Bermodal wajah bak purnama, bulu mata lentik dengan mata bulat penuh, Iyan pun merambah dunia gaul. Pembawaannya yang supel dan ramah membuat ia gampang mendapat teman. Kesan tampilan Iyan memang mungil, dengan tinggi badan sekitar 148 cm, tapi sangat menggemaskan. "Dulu, aku memang dijuluki Adek alias Si Mungil oleh temen-temen. Mungil tapi lucu kali ya," ujarnya terkekeh.
Dari pergaulan tersebut, Iyan pun mendapat jodoh. Namun, setahun menikah, ia pun cerai dengan hasil seorang anak perempuan. Iyan pun lantas mendaftar jadi TKW ke Arab Saudi. Sayangnya, bukan mendapat untung, di Tanah Arab Iyan malah sakit dan terpaksa dipulangkan ke tanah air tanpa pesangon.
Kebutuhan banyak, tapi penghasilan tak ada, sejak itulah Iyan pun sering menemani para laki-laki yang haus hiburan. "Hanya menemani, aku tak minta dibayar. Kalau ada yang ngasih, ya syukur," tukas Iyan.
Suatu ketika, ia kepincut lagi pada seorang laki-laki asal Jakarta. Ia pun dinikahi, meskipun hanya menjadi istri simpanan. Iyan pun mulai jarang keluar malam. Ia lebih banyak tinggal di rumah sambil mengurus anaknya. Usia perkawinan yang kedua pun hanya bertahan tidak lebih dari 15 bulan. Untuk kedua kalinya, Iyan pun mendapatkan anak dari hasil perkawinan ini. Kali ini seorang anak laki-laki. Walhasil, dua tanggungan harus dipikul Iyan, padahal ia tidak memiliki pekerjaan tetap.
Begitulah, Iyan pun akhirnya menerjuni profesi yang sebelumnya tidak pernah terpikirkan. "Dulu, aku memilih mending dinikahi, meskipun jadi istri ke berapa pun. Yang penting kebutuhanku tercukupi," tutur Iyan.
Setelah berkali-kali mencoba di berbagai tempat, akhirnya Iyan memutuskan pulang kampung. "Anak-anakku sudah sekolah. Aku ingin membesarkan mereka dengan cara yang lebih baik," ujar Iyan.
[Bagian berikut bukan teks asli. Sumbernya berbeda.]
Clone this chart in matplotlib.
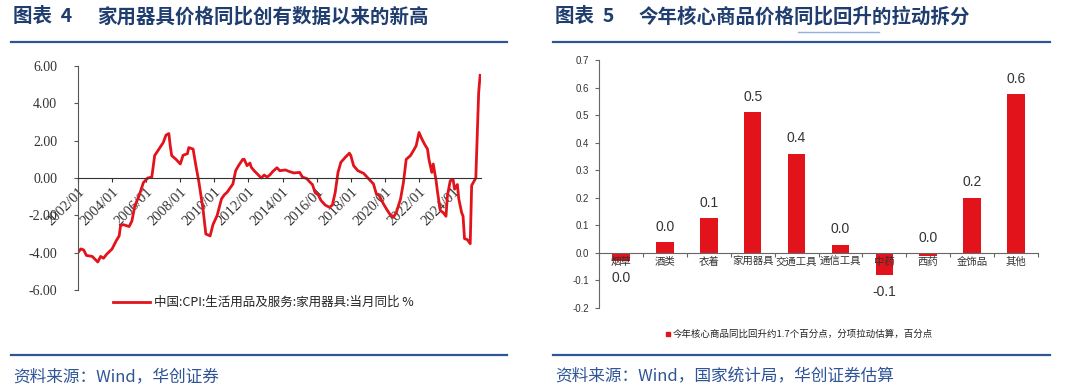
import numpy as np
import pandas as pd
import matplotlib
matplotlib.use('Agg')
import matplotlib.pyplot as plt
import matplotlib.dates as mdates
from matplotlib.lines import Line2D

plt.rcParams['font.family'] = ['Noto Sans CJK SC', 'DejaVu Sans']

# left chart: household appliance CPI yoy
months = ['2002-01', '2002-03', '2002-05', '2002-07', '2002-11', '2003-01', '2003-03', '2003-05',
          '2003-07', '2003-09', '2004-01', '2004-04', '2004-06', '2004-07', '2004-09', '2005-01',
          '2005-03', '2005-05', '2005-08', '2005-11', '2006-02', '2006-05', '2006-07', '2006-10',
          '2007-01', '2007-03', '2007-05', '2007-06', '2007-07', '2007-10', '2008-01', '2008-03',
          '2008-06', '2008-07', '2008-10', '2008-12', '2009-02', '2009-05', '2009-07', '2009-10',
          '2009-12', '2010-03', '2010-06', '2010-08', '2010-10', '2011-02', '2011-04', '2011-06',
          '2011-09', '2011-10', '2011-12', '2012-02', '2012-03', '2012-05', '2012-08', '2012-10',
          '2012-12', '2013-02', '2013-04', '2013-06', '2013-09', '2013-11', '2014-03', '2014-06',
          '2014-09', '2015-01', '2015-03', '2015-06', '2015-08', '2015-10', '2015-12', '2016-02',
          '2016-04', '2016-07', '2016-10', '2016-12', '2017-02', '2017-04', '2017-06', '2017-09',
          '2017-12', '2018-01', '2018-03', '2018-06', '2018-10', '2019-01', '2019-05', '2019-07',
          '2019-09', '2019-12', '2020-02', '2020-05', '2020-07', '2020-09', '2020-12', '2021-02',
          '2021-04', '2021-07', '2021-09', '2021-11', '2022-01', '2022-03', '2022-05', '2022-07',
          '2022-08', '2022-10', '2022-11', '2023-01', '2023-02', '2023-04', '2023-06', '2023-08',
          '2023-09', '2023-11', '2024-01', '2024-02', '2024-04', '2024-05', '2024-07', '2024-08',
          '2024-09', '2024-11', '2025-01', '2025-02', '2025-04', '2025-05', '2025-07', '2025-08']
yoy = [-4.0, -3.8, -3.85, -4.15, -4.2, -4.35, -4.5, -4.2,
       -4.3, -4.1, -3.8, -3.35, -3.1, -2.55, -2.5, -2.6,
       -2.3, -1.5, -0.95, -0.25, 0.0, 0.05, 1.2, 1.55,
       1.9, 2.3, 2.38, 1.7, 1.2, 1.0, 0.75, 1.22,
       1.3, 1.63, 1.55, 0.65, -0.2, -1.65, -3.0, -3.1,
       -2.5, -2.0, -1.12, -0.9, -0.76, -0.32, 0.39, 0.66,
       1.0, 1.0, 0.66, 0.8, 0.57, 0.39, 0.16, 0.0,
       0.16, 0.05, 0.16, 0.34, 0.55, 0.39, 0.43, 0.34,
       0.27, 0.3, 0.05, -0.03, -0.2, -0.35, -0.8, -0.9,
       -1.2, -1.45, -1.57, -1.45, -0.76, 0.3, 0.84, 1.1,
       1.33, 1.2, 0.66, 0.39, 0.25, 0.0, -0.32, -0.85,
       -0.95, -1.39, -1.65, -2.0, -2.1, -1.85, -1.12, -0.23,
       1.0, 1.2, 1.46, 1.73, 2.44, 2.1, 1.8, 1.55,
       1.0, 0.3, 0.75, -0.14, -0.76, -1.74, -1.85, -2.05,
       -0.94, -0.14, -0.1, -0.6, -0.35, -1.12, -1.85, -2.05,
       -3.25, -3.3, -3.52, -0.4, -0.14, 0.0, 4.57, 5.5]

# right chart: contribution breakdown, percentage points
cats = ['烟草', '酒类', '衣着', '家用器具', '交通工具', '通信工具', '中药', '西药', '金饰品', '其他']
pull = [-0.03, 0.04, 0.125, 0.51, 0.36, 0.03, -0.08, -0.01, 0.2, 0.575]

RED = '#e3131b'
NAVY = '#1f3d6e'
BLUE = '#2f5597'
W, H = 1080, 388


def fx(px):
    return px / W


def fy(py):
    return 1 - py / H


fig = plt.figure(figsize=(10.8, 3.88), dpi=100)
fig.patch.set_facecolor('white')

# headers / footers
for x0, x1, num, title, src in [(11, 507, '4', '家用器具价格同比创有数据以来的新高', '资料来源：Wind，华创证券'),
                                (553, 1050, '5', '今年核心商品价格同比回升的拉动拆分', '资料来源：Wind，国家统计局，华创证券估算')]:
    fig.text(fx(x0 + 2), fy(17), '图表  ' + num, fontsize=14, fontweight='bold', color=NAVY, va='center')
    fig.text(fx(x0 + 86), fy(17), title, fontsize=14, fontweight='bold', color=NAVY, va='center')
    fig.add_artist(Line2D([fx(x0), fx(x1)], [fy(42), fy(42)], color=BLUE, lw=1.6))
    fig.add_artist(Line2D([fx(x0), fx(x1)], [fy(355), fy(355)], color=BLUE, lw=1.6))
    fig.text(fx(x0 + 2), fy(377), src, fontsize=12, color=BLUE, style='italic', va='center')
# underline under 同比回升
fig.add_artist(Line2D([fx(798), fx(879)], [fy(32), fy(32)], color='#8fb0e0', lw=1.0))

# ---- left chart ----
ax1 = fig.add_axes([fx(78), fy(290), fx(481) - fx(78), fy(66) - fy(290)])
dates = pd.to_datetime(months)
ax1.plot(dates, yoy, color=RED, lw=2.0)
ax1.set_ylim(-6, 6)
ax1.set_yticks(np.arange(-6, 7, 2))
ax1.yaxis.set_major_formatter(matplotlib.ticker.FormatStrFormatter('%.2f'))
ax1.set_xlim(pd.Timestamp('2002-01-01'), pd.Timestamp('2025-08-20'))
ax1.xaxis.set_major_locator(mdates.YearLocator(2, month=1, day=1))
ax1.xaxis.set_major_formatter(mdates.DateFormatter('%Y/%m'))
ax1.spines['bottom'].set_position(('data', 0))
for s in ['top', 'right']:
    ax1.spines[s].set_visible(False)
ax1.spines['left'].set_color('#555555')
ax1.spines['bottom'].set_color('#333333')
ax1.tick_params(axis='y', direction='out', length=3, pad=12, labelsize=10, colors='#555555',
                labelcolor='#333333')
ax1.tick_params(axis='x', direction='out', length=3, pad=2, labelsize=10.5, colors='#333333')
for lab in ax1.get_yticklabels() + ax1.get_xticklabels():
    lab.set_family('Liberation Serif')
for lab in ax1.get_xticklabels():
    lab.set_rotation(45)
    lab.set_ha('right')
    lab.set_va('top')
    lab.set_rotation_mode('anchor')

fig.add_artist(Line2D([fx(113), fx(150)], [fy(302), fy(302)], color=RED, lw=2.0))
fig.text(fx(154), fy(302), '中国:CPI:生活用品及服务:家用器具:当月同比 %', fontsize=9, color='#222222',
         va='center')

# ---- right chart ----
ax2 = fig.add_axes([fx(599), fy(308), fx(1038) - fx(599), fy(60) - fy(308)])
xpos = np.arange(len(cats))
ax2.bar(xpos, pull, width=0.4, color=RED, zorder=2)
ax2.set_xlim(-0.5, len(cats) - 0.5)
ax2.set_ylim(-0.2, 0.7)
ax2.set_yticks(np.round(np.arange(-0.2, 0.71, 0.1), 1))
ax2.yaxis.set_major_formatter(matplotlib.ticker.FormatStrFormatter('%.1f'))
ax2.set_xticks(np.arange(-0.5, len(cats), 1))
ax2.set_xticklabels([])
ax2.spines['bottom'].set_position(('data', 0))
for s in ['top', 'right']:
    ax2.spines[s].set_visible(False)
ax2.spines['left'].set_color('#666666')
ax2.spines['bottom'].set_color('#666666')
ax2.tick_params(axis='y', direction='out', length=3, pad=4, labelsize=7, colors='#666666',
                labelcolor='#333333')
ax2.tick_params(axis='x', direction='out', length=3, colors='#666666')
for lab in ax2.get_yticklabels():
    lab.set_family('Liberation Sans')

for i, (c, v) in enumerate(zip(cats, pull)):
    ax2.annotate(c, xy=(i, 0), xytext=(0, -3), textcoords='offset points', ha='center', va='top',
                 fontsize=7.5, color='#333333', zorder=3)
    txt = f'{v:.1f}'
    if txt == '-0.0':
        txt = '0.0'
    # tiny negatives keep their label above the zero line
    if v >= -0.015:
        ax2.annotate(txt, xy=(i, max(v, 0)), xytext=(0, 11), textcoords='offset points', ha='center',
                     va='center', fontsize=10, color='#333333', family='Liberation Sans')
    else:
        ax2.annotate(txt, xy=(i, v), xytext=(0, -12), textcoords='offset points', ha='center',
                     va='center', fontsize=10, color='#333333', family='Liberation Sans')

fig.add_artist(Line2D([fx(668)], [fy(334)], marker='s', markersize=3.5, color=RED, lw=0))
fig.text(fx(673), fy(334), '今年核心商品同比回升约1.7个百分点，分项拉动估算，百分点', fontsize=6.8,
         color='#222222', va='center')

fig.savefig('out.png', dpi=100)
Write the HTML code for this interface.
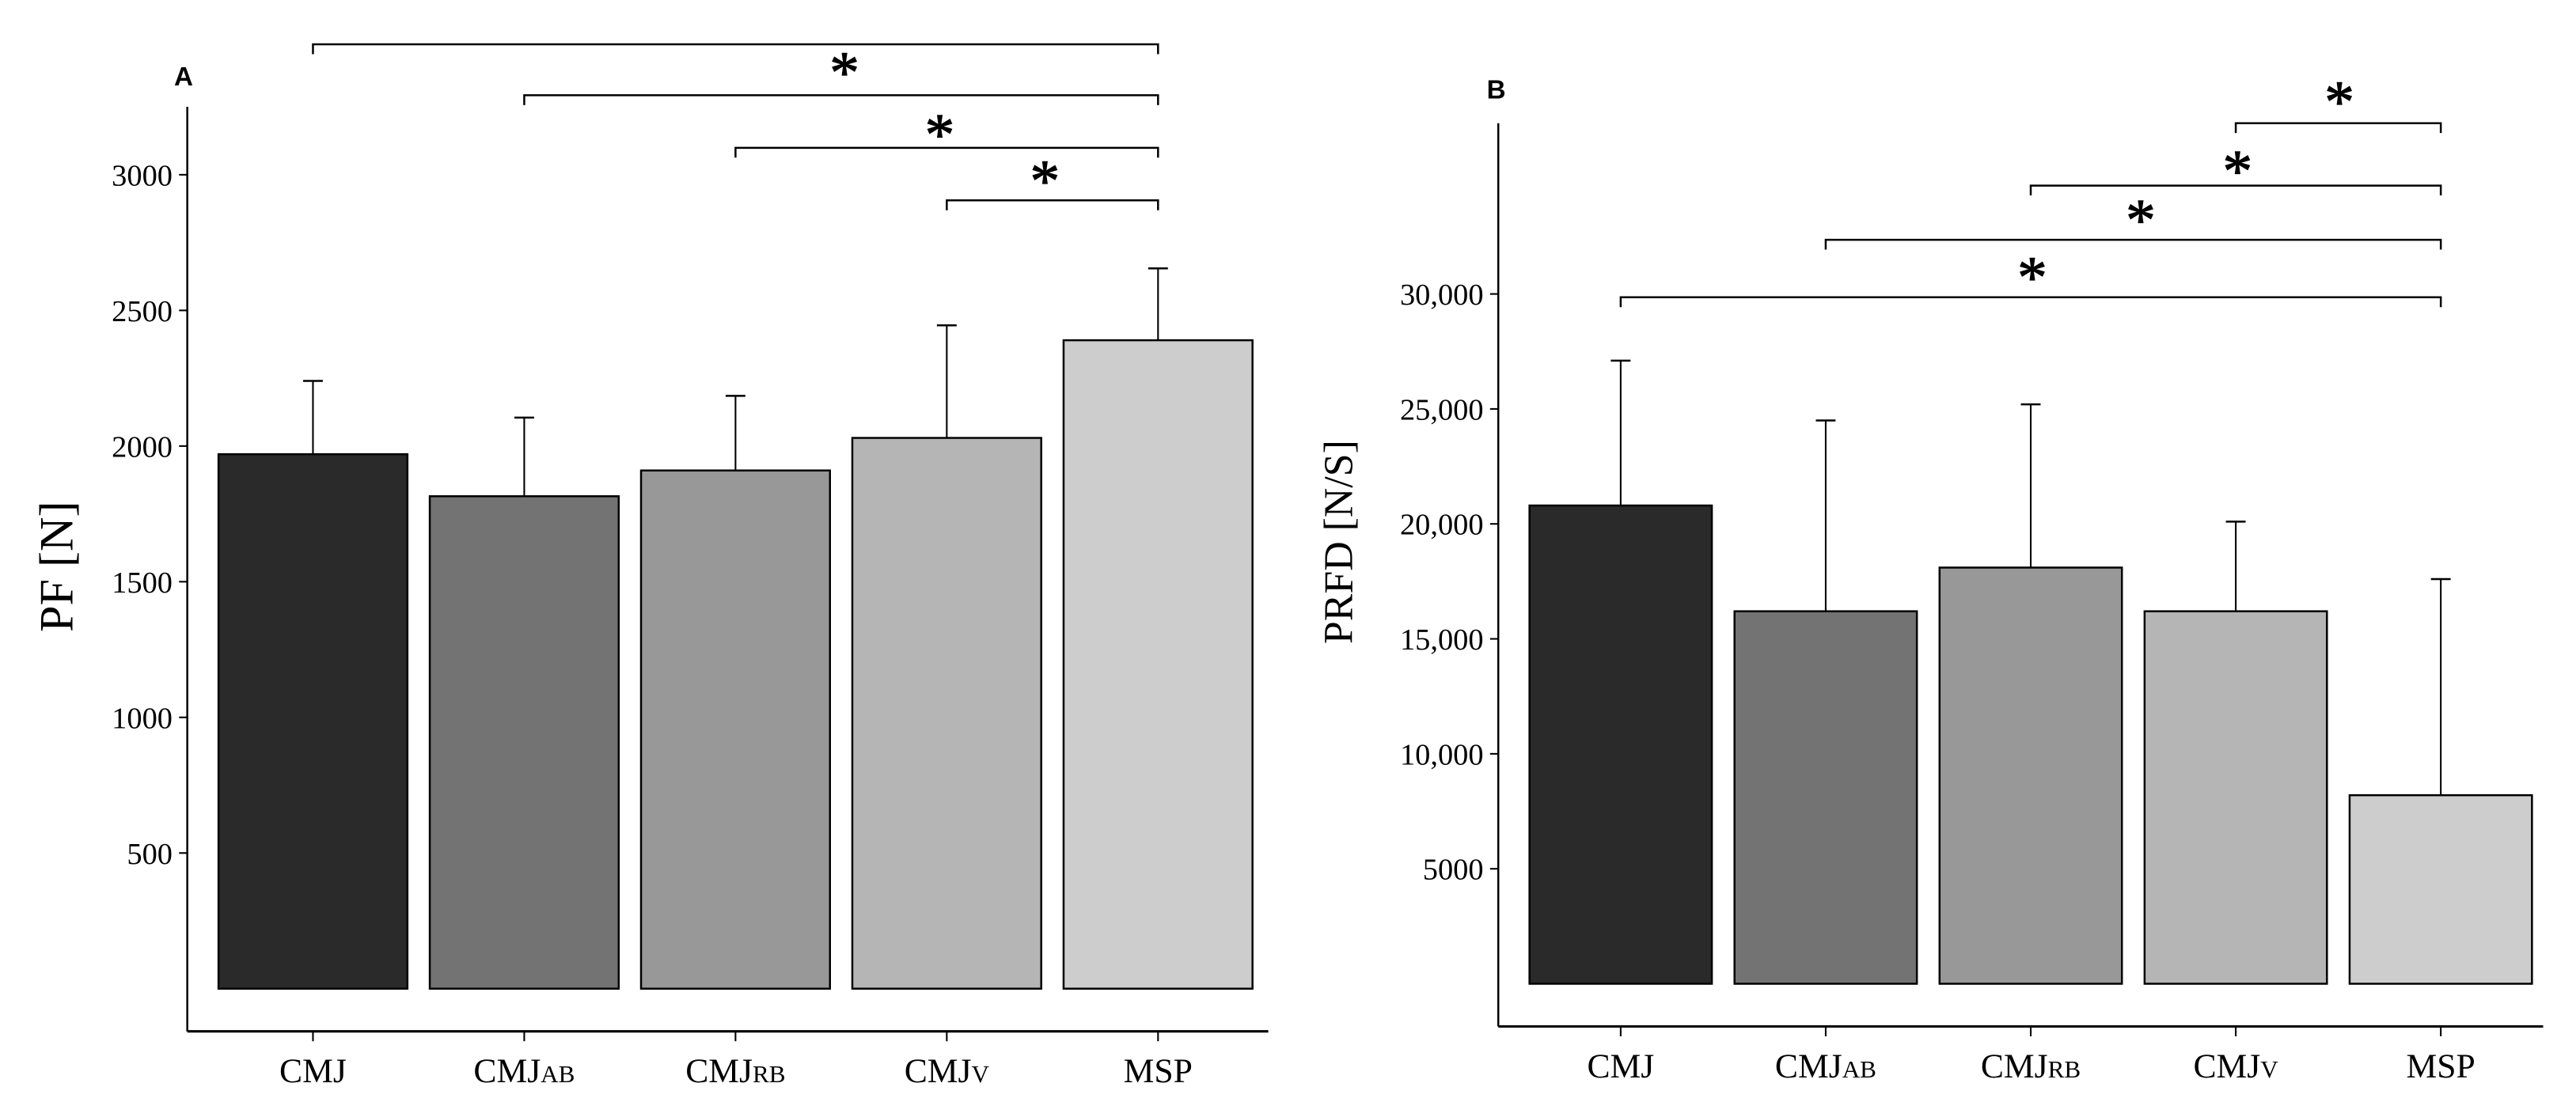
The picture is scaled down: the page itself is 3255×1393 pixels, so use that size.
<!DOCTYPE html>
<html><head><meta charset="utf-8"><style>
html,body{margin:0;padding:0;background:#fff;}
svg{display:block;}
text{font-family:"Liberation Serif",serif;fill:#000;}
</style></head><body>
<svg id="chart" width="3255" height="1393" viewBox="0 0 1568 671" preserveAspectRatio="none" xmlns="http://www.w3.org/2000/svg"></svg>
<script>
const categories = ["CMJ","CMJ|AB","CMJ|RB","CMJ|V","MSP"];
const colors = ["#2a2a2a","#737373","#989898","#b5b5b5","#cdcdcd"];
const pfValues = [1970,1815,1910,2030,2390];
const pfErrors = [270,290,275,415,265];
const pfTicks = [500,1000,1500,2000,2500,3000];
const prfdValues = [20800,16200,18100,16200,8200];
const prfdErrors = [6300,8300,7100,3900,9400];
const prfdTicks = [5000,10000,15000,20000,25000,30000];
const prfdTickLabels = ["5000","10,000","15,000","20,000","25,000","30,000"];
const pfSig = [[0,4],[1,4],[2,4],[3,4]];
const prfdSig = [[3,4],[2,4],[1,4],[0,4]];

const NS="http://www.w3.org/2000/svg";
const svg=document.getElementById('chart');
function mk(tag,attrs,parent){const e=document.createElementNS(NS,tag);for(const k in attrs)e.setAttribute(k,attrs[k]);(parent||svg).appendChild(e);return e;}

function panel(cfg){
  const g=mk('g',{});
  
  
  const y=v=>cfg.y0-(v/cfg.vstep)*cfg.pxstep;
  const barW=cfg.barW, centers=categories.map((c,i)=>cfg.x0c+i*cfg.gap);
  const ya=mk('line',{x1:cfg.ax,y1:cfg.axTop,x2:cfg.ax,y2:cfg.axBot,stroke:'#000','stroke-width':1.2},g);
  
  
  const xa=mk('line',{x1:cfg.ax,y1:cfg.axBot,x2:cfg.axRight,y2:cfg.axBot,stroke:'#000','stroke-width':1.5},g);
  
  
  cfg.ticks.forEach((t,i)=>{
    const yy=y(t);
    mk('line',{x1:cfg.ax-5,y1:yy,x2:cfg.ax,y2:yy,stroke:'#000','stroke-width':1},g);
    const tx=mk('text',{x:cfg.ax-9,y:yy+6.5,'text-anchor':'end','font-size':18.5},g);
    tx.textContent=cfg.tickLabels[i];
    
    
  });
  categories.forEach((c,i)=>{
    const cx=centers[i];
    const top=y(cfg.values[i]), et=y(cfg.values[i]+cfg.errors[i]);
    const el=mk('line',{x1:cx,y1:top,x2:cx,y2:et,stroke:'#000','stroke-width':1},g);
    
    
    mk('line',{x1:cx-6,y1:et,x2:cx+6,y2:et,stroke:'#000','stroke-width':1.2},g);
    const r=mk('rect',{x:cx-barW/2,y:top,width:barW,height:cfg.y0-top,fill:colors[i],stroke:'#000','stroke-width':1.2},g);
    
    
    mk('line',{x1:cx,y1:cfg.axBot,x2:cx,y2:cfg.axBot+6,stroke:'#000','stroke-width':1},g);
    const parts=c.split('|');
    const t=mk('text',{x:cx,y:cfg.axBot+31,'text-anchor':'middle','font-size':21},g);
    
    
    const s1=mk('tspan',{},t);s1.textContent=parts[0];
    if(parts[1]){const s2=mk('tspan',{'font-size':15},t);s2.textContent=parts[1];}
  });
  cfg.sig.forEach((p,i)=>{
    const ly=cfg.sigY[i];
    const x1=centers[p[0]],x2=centers[p[1]];
    const pl=mk('polyline',{points:`${x1},${ly+6} ${x1},${ly} ${x2},${ly} ${x2},${ly+6}`,fill:'none',stroke:'#000','stroke-width':1.2},g);
    
    
    if(cfg.starX[i]!==null){
      const st=mk('text',{x:cfg.starX[i],y:cfg.starY[i]+16,'text-anchor':'middle','font-size':36,stroke:'#000','stroke-width':0.6},g);
      st.textContent='*';
      
      
    }
  });
  const lab=mk('text',{x:cfg.labX,y:cfg.labY,'font-size':16,'font-weight':'bold',style:'font-family:"Liberation Sans",sans-serif'},g);
  lab.textContent=cfg.label;
  
  
  const yt=mk('text',{x:0,y:0,'text-anchor':'middle','font-size':cfg.titleSize,transform:`translate(${cfg.titleX},${cfg.titleY}) rotate(-90)`},g);
  yt.textContent=cfg.title;
  
  
}

panel({name:'panel-a-pf',values:pfValues,errors:pfErrors,ticks:pfTicks,tickLabels:pfTicks.map(String),
  vstep:500,pxstep:82.6,y0:602,ax:114,axTop:65,axBot:628,axRight:772,x0c:190.5,gap:128.6,barW:115,
  sig:pfSig,sigY:[27,58,90,122],starX:[514,572,636,null],starY:[40,78,106,0],
  label:'A',labX:106,labY:52,title:'PF [N]',titleSize:29,titleX:44,titleY:345});
panel({name:'panel-b-prfd',values:prfdValues,errors:prfdErrors,ticks:prfdTicks,tickLabels:prfdTickLabels,
  vstep:5000,pxstep:70,y0:599,ax:912,axTop:75,axBot:625,axRight:1548,x0c:986.5,gap:124.8,barW:111,
  sig:prfdSig,sigY:[75,113,146,181],starX:[1424,1362,1303,1237],starY:[58,100,130,165],
  label:'B',labX:905,labY:60,title:'PRFD [N/S]',titleSize:25,titleX:823,titleY:330});
</script>
</body></html>
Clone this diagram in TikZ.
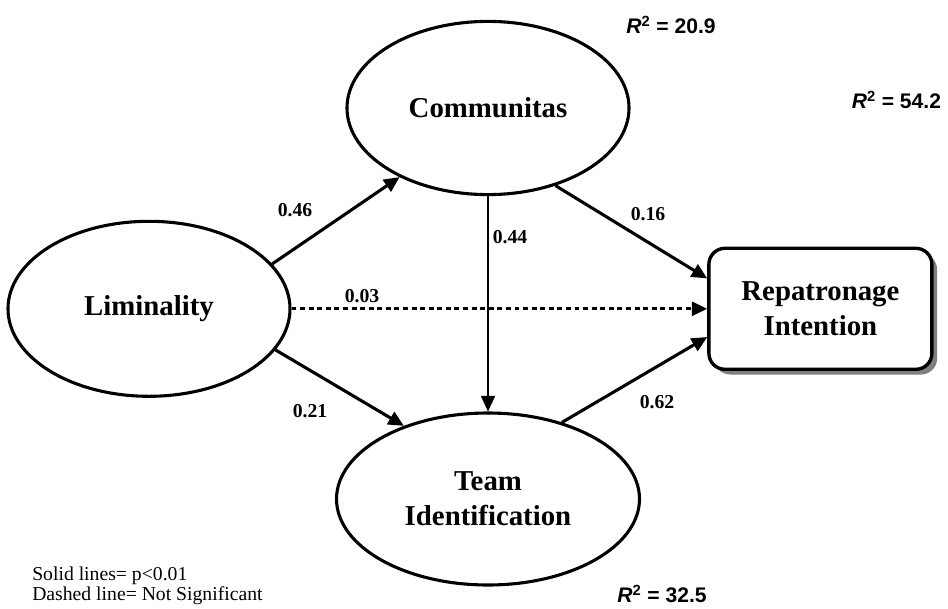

Meskipun tidak termasuk berlebih, kini Iyan bisa bernafas lega. Hasil menjalani profesinya sebagai pelacur sejak usia 19 tahun, sejumlah tabungan dimilikinya. "Kalau rumah memang masih ngontrak, tapi ya cukuplah untuk hidupku dengan dua anakku. Mereka kan selama ini tahunya aku bekerja di supermarket," kilah Iyan.
Dian, atau Iyan, atau siapapun nama sebenarnya, menjadi salah satu bagian dari kehidupan warga (Kabupaten) Sukabumi yang terhimpit oleh ekonomi. Kemiskinan pula yang menjadi alasan Iyan menjalani hari-hari yang abu-abu. "Itu dulu, ah jangan diungkit-ungkit lagi. Aku sekarang sudah tobat. Paling-paling sekarang cari objekan bantu temen-temen jual pakaian. Makanya, aku sering nongkrong di sini (toko makanan) karena sering ketemu dengan temen-temen dulu," kata Iyan.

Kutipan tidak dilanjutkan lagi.